Weder die Reederei noch die Polizei wissen, wo sich das Schiff jetzt befindet. Sorge um die russische Crew.
Stockholm. Seit zehn Tagen versucht die schwedische Kriminalpolizei, mit der Besatzung der "Arctic Sea" in Kontakt zu kommen. Auch der finnische Holzproduzent "Stora Enso" hofft, etwas von dem Schiff zu hören, denn an Bord des auf Malta registrierten Frachters befindet sich eine Ladung Holz (Wert 1,3 Millionen Euro), die von "Stora Enso" nach Algerien verkauft worden war. Selbst die Reederei sucht das Schiff, ganz zu schweigen von den russischen Behörden, denn alle 15 Mann an Bord kommen aus Russland. Doch niemand kann sagen, wo die "Arctic Sea" steckt. Damit wird der Fall des Frachters immer rätselhafter.

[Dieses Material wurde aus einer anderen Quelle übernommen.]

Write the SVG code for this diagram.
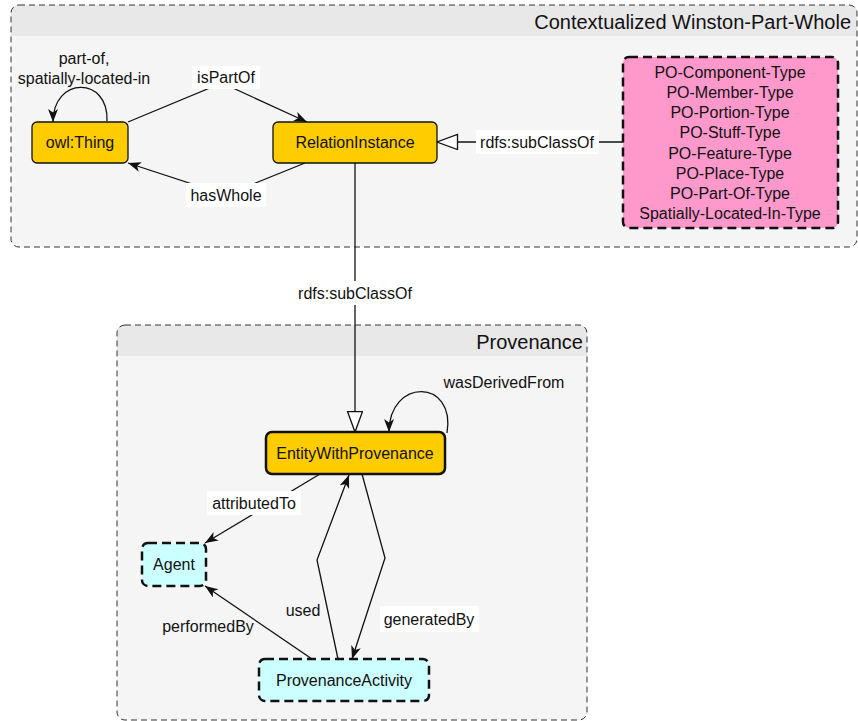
<svg xmlns="http://www.w3.org/2000/svg" width="858" height="721" viewBox="0 0 858 721">
<style>
text{font-family:"Liberation Sans",Arial,sans-serif;fill:#111;}
.t{font-size:16px;text-anchor:middle;}
.title{font-size:20px;text-anchor:end;}
.cont{fill:none;stroke:#333;stroke-width:1;stroke-dasharray:6 4;}
.gold{fill:#ffcc00;stroke:#111;stroke-width:1.3;}
.gold2{fill:#ffcc00;stroke:#111;stroke-width:2.5;}
.pink{fill:#ff99cc;stroke:#111;stroke-width:2.5;stroke-dasharray:9 5;}
.cyan{fill:#ccffff;stroke:#111;stroke-width:2.5;stroke-dasharray:9 5;}
.e{fill:none;stroke:#111;stroke-width:1.3;}
.a{marker-end:url(#arr);}
.h{marker-end:url(#tri);}
.lb{fill:#fff;}
</style>
<defs>
<marker id="arr" markerUnits="userSpaceOnUse" markerWidth="15" markerHeight="12" refX="13" refY="5" orient="auto">
<path d="M0,0 L13,5 L0,10 L3.5,5 z" fill="#111"/>
</marker>
<marker id="tri" markerUnits="userSpaceOnUse" markerWidth="24" markerHeight="18" refX="21.5" refY="8" orient="auto">
<path d="M1,0.5 L21.5,8 L1,15.5 z" fill="#fff" stroke="#111" stroke-width="1.3"/>
</marker>
</defs>
<rect width="858" height="721" fill="#fff"/>
<g id="container-winston">
<rect x="11" y="5" width="846" height="242" rx="8" fill="#f5f5f5"/>
<path d="M11,36 L11,13 Q11,5 19,5 L849,5 Q857,5 857,13 L857,36 z" fill="#e8e8e8"/>
<rect class="cont" x="11" y="5" width="846" height="242" rx="8"/>
<text class="title" x="851" y="29">Contextualized Winston-Part-Whole</text>
</g>
<g id="container-provenance">
<rect x="117" y="325" width="470" height="395" rx="8" fill="#f5f5f5"/>
<path d="M117,356 L117,333 Q117,325 125,325 L579,325 Q587,325 587,333 L587,356 z" fill="#e8e8e8"/>
<rect class="cont" x="117" y="325" width="470" height="395" rx="8"/>
<text class="title" x="583" y="349">Provenance</text>
</g>
<g id="connectors">
<path class="e a" d="M107,121 C109,76 53,76 53,122"/>
<text class="t" x="84" y="64">part-of,</text>
<text class="t" x="84" y="84">spatially-located-in</text>
<path class="e a" d="M128,122 L222,83 L307,122"/>
<rect class="lb" x="192" y="66" width="68" height="23"/>
<text class="t" x="226" y="83">isPartOf</text>
<path class="e a" d="M305,163 L226,195 L128,163"/>
<rect class="lb" x="186" y="183" width="80" height="24"/>
<text class="t" x="226" y="201">hasWhole</text>
<path class="e h" d="M623,142 L437,142"/>
<rect class="lb" x="476" y="130" width="123" height="24"/>
<text class="t" x="537" y="148">rdfs:subClassOf</text>
<path class="e h" d="M355,163 L355,432"/>
<rect class="lb" x="294" y="281" width="123" height="24"/>
<text class="t" x="355" y="299">rdfs:subClassOf</text>
<path class="e a" d="M447,433 C456,378 389,378 389,432"/>
<text class="t" x="504" y="388">wasDerivedFrom</text>
<path class="e a" d="M320,474 L205,543"/>
<rect class="lb" x="207" y="491" width="94" height="24"/>
<text class="t" x="254" y="509">attributedTo</text>
<path class="e a" d="M338,659 L317,560 L349,475"/>
<text class="t" x="303" y="616">used</text>
<path class="e a" d="M362,474 L385,558 L352,659"/>
<rect class="lb" x="380" y="606" width="99" height="26"/>
<text class="t" x="429" y="625">generatedBy</text>
<path class="e a" d="M312,659 L205,586"/>
<text class="t" x="208" y="632">performedBy</text>
</g>
<g id="node-owl-thing">
<rect class="gold" x="32" y="122" width="96" height="41" rx="5"/>
<text class="t" x="80" y="148">owl:Thing</text>
</g>
<g id="node-relation-instance">
<rect class="gold" x="273" y="122" width="164" height="41" rx="5"/>
<text class="t" x="355" y="148">RelationInstance</text>
</g>
<g id="node-po-types">
<rect class="pink" x="623" y="57" width="215" height="171" rx="6"/>
<text class="t" x="730" y="78">PO-Component-Type</text>
<text class="t" x="730" y="98">PO-Member-Type</text>
<text class="t" x="730" y="118">PO-Portion-Type</text>
<text class="t" x="730" y="138">PO-Stuff-Type</text>
<text class="t" x="730" y="159">PO-Feature-Type</text>
<text class="t" x="730" y="179">PO-Place-Type</text>
<text class="t" x="730" y="199">PO-Part-Of-Type</text>
<text class="t" x="730" y="219">Spatially-Located-In-Type</text>
</g>
<g id="node-entity-with-provenance">
<rect class="gold2" x="266" y="432" width="179" height="42" rx="6"/>
<text class="t" x="355" y="459">EntityWithProvenance</text>
</g>
<g id="node-agent">
<rect class="cyan" x="142" y="543" width="64" height="43" rx="6"/>
<text class="t" x="174" y="570">Agent</text>
</g>
<g id="node-provenance-activity">
<rect class="cyan" x="259" y="659" width="170" height="42" rx="6"/>
<text class="t" x="344" y="686">ProvenanceActivity</text>
</g>
</svg>
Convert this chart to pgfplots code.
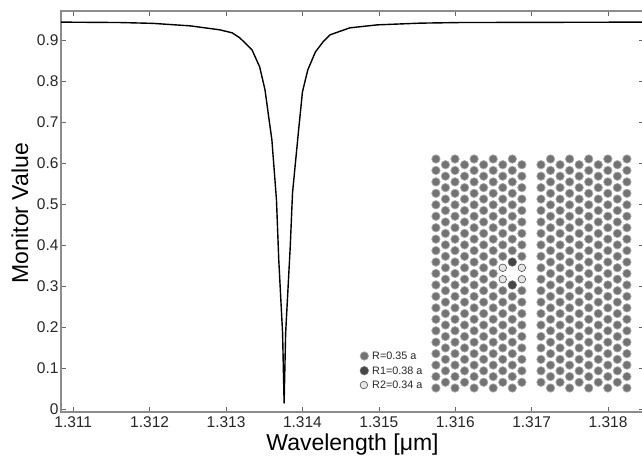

Ende Juli hatte sich der russische Botschafter in Stockholm an das schwedische Innenministerium gewandt und um Hilfe gebeten. In Russland war Tage zuvor ein Hilferuf von der "Arctic Sea" eingegangen. Demnach muss an Bord des Schiffes irgendwo zwischen den beiden schwedischen Inseln Gotland und Öland etwas fast Unvorstellbares passiert sein. In der Nacht zum 24. Juli war um 3 Uhr morgens wie berichtet ein schwarzes Gummiboot zum Holzfrachter gefahren. Auf der Seite stand das Wort "Police". Etwa zehn vermummte Männer stürmten das Schiff und stießen dabei auf keinerlei Widerstand, denn die Besatzung dachte, es handle sich um eine Polizeikontrolle.
Die mutmaßlichen Piraten ließen sich Zeit, sie verprügelten einige Besatzungsmitglieder, andere fesselten sie, um sie regelrecht zu misshandeln. Sogar Zähne wurden ausgeschlagen. Die Täter sprachen gebrochenes Englisch, was sie wollten und woher sie eigentlich kamen, wurde den russischen Seeleuten nicht klar. Als sie das Schiff durchsucht und nichts von Wert gefunden hatten, verschwanden die Piraten wieder. Sie hatten sich zwölf lange Stunden an Bord der "Arctic Sea" aufgehalten.
Was dann passierte, ist unklar. Offenbar informierte der Kapitän die russische Polizei, fuhr aber ohne Stopp weiter Richtung Algerien. Da die Kaperung in schwedischem Hoheitsgebiet passierte, wandte sich der russische Botschafter in Sorge um die Crew an die Schweden. So wurde der Überfall eine Woche nach der Tat bekannt.
In Schweden war man zunächst verunsichert. Kommissar und Untersuchungsleiter Ingemar Isaksson: "Es ist unfassbar. Es ist das erste Mal in meinem Leben, dass ich mich mit einer Schiffskaperung befassen muss. Hoffentlich wird es auch das letzte Mal sein." Zeugen meldeten sich, die glauben, etwas gesehen zu haben. Wider Erwarten entpuppte sich dann auch die Suche nach der "Arctic Sea" als Rätsel. Zuletzt hatte sich das Schiff gemeldet, als es im Englischen Kanal war. Dann sah man es noch einmal am 29. Juli vor der Küste Portugals auf dem Radar. Seit dem 29. Juli ist es verschwunden. In Schweden vermutet die Polizei nun ein Drogengeschäft. Möglicherweise hätten die Täter das Schiff verwechselt.